In 1969, redistribution placed Enns in the riding of Lakeside, where he defeated Liberal leader Robert Bend by about 350 votes. However, he would never face another election nearly that close, and was reelected in 1973, 1977, 1981, 1986, 1988, 1990, 1995 and 1999. He held the seat for 34 years; his predecessor, former Premier of Manitoba Douglas Campbell, had held it for 47 years.

==Career as cabinet minister==
Enns was appointed Minister of Agriculture by Dufferin Roblin on July 22, 1967. He retained this position when Walter Weir replaced Roblin as Premier later in the year, also becoming the Acting Minister of Highways (Enns had supported Weir in the party's leadership contest). On September 5, 1968, he was moved to the Ministry of Mines and Natural Resources.

Enns found himself at the centre of a significant controversy in early 1969, when he announced that the Manitoba government would allow Manitoba Hydro to flood South Indian Lake in the northern part of the province. This announcement was widely criticized, as the plan threatened serious disruption for indigenous communities in the area.
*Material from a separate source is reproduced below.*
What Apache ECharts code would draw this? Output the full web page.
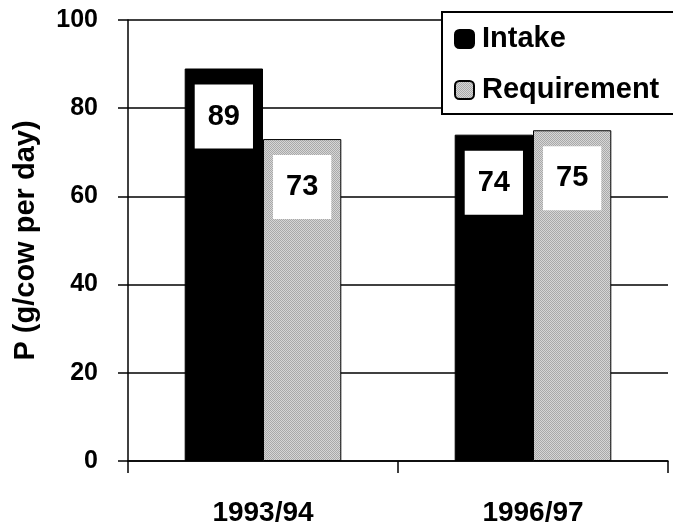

Some critics argued that the plan itself was unviable, while others argued that the government did not adequately consult with the affected communities. The Manitoba Indian Brotherhood came out in opposition to the scheme, as did the Liberals and New Democrats, and the planned flooding became a significant issue in the 1969 provincial election.

In the government of Sterling Lyon, Enns served as Minister of Public Works and Minister of Highways from October 24, 1977 to October 20, 1978; Minister of Highways and Transport (a renamed position) from October 20, 1978 to November 15, 1979; Minister of Government Services from April 12, 1979 to January 16, 1981; and Minister of Natural Resources from January 16, 1981 to November 30, 1981. He was not a candidate to succeed Lyon as party leader in 1983, however.

Enns was not named to Gary Filmon's first cabinet, but became Minister of Natural Resources on April 21, 1989. He held this position until September 10, 1993, when he became Minister of Agriculture for a second time (after a gap of twenty-five years). He continued to hold this portfolio until the Filmon government was defeated in 1999, and was responsible for managing the AIDA and NISA files during the flood emergency of 1997.

==Intraparty activity==
In 1971, Enns declared himself a candidate to replace Weir as leader of the Manitoba Progressive Conservatives. The contest highlighted the ideological divisions of the party: Enns, who represented its rural and conservative wing, lost to urban progressive Sidney Spivak by 46 votes.

In 2000, he supported Stockwell Day for the leadership of the Canadian Alliance party.

==Politics and controversies==
In 1976, Enns nearly derailed plans by the Schreyer government to bring a series of Russian artworks from Leningrad's Hermitage and the State Russian Museum to Manitoba, during a North American tour. His position was grounded in an opposition to Communism and the Soviet Union, though he eventually withdrew his objections.

During the mid-1980s, Enns was a vocal opponent of officially re-entrenching French-language services in Manitoba (a policy being pursued by the New Democratic government of Howard Pawley). Ironically, his seat was targeted by the anti-bilingualism Confederation of Regions Party in 1986, although this challenge ultimately came to very little.

A philosophical conservative, Enns was also responsible for weakening market board control over Manitoba's hog farms, and appears to have had similar intentions regarding its fishing industry. In 1995-96, he was accused of approving illegal fishing activities by the Spirit River Fish Company, though he denied this charge.

Perhaps his greatest contribution to Canada, was the role he played in the legalizing of industrial hemp. At a time when the public mood was anti cannabis, Harry was the first politician of power, to stand and risk his reputation, in order to help Manitoba farmers.
The three experimental hemp plot trials he sanctioned in 1995, 1996, and 1997 yielded key information that convinced Health Canada to allow hemp crops to go to seed, which birthed the hemp food industry.

== Later life ==
Enns died following heart surgery at the age of 78.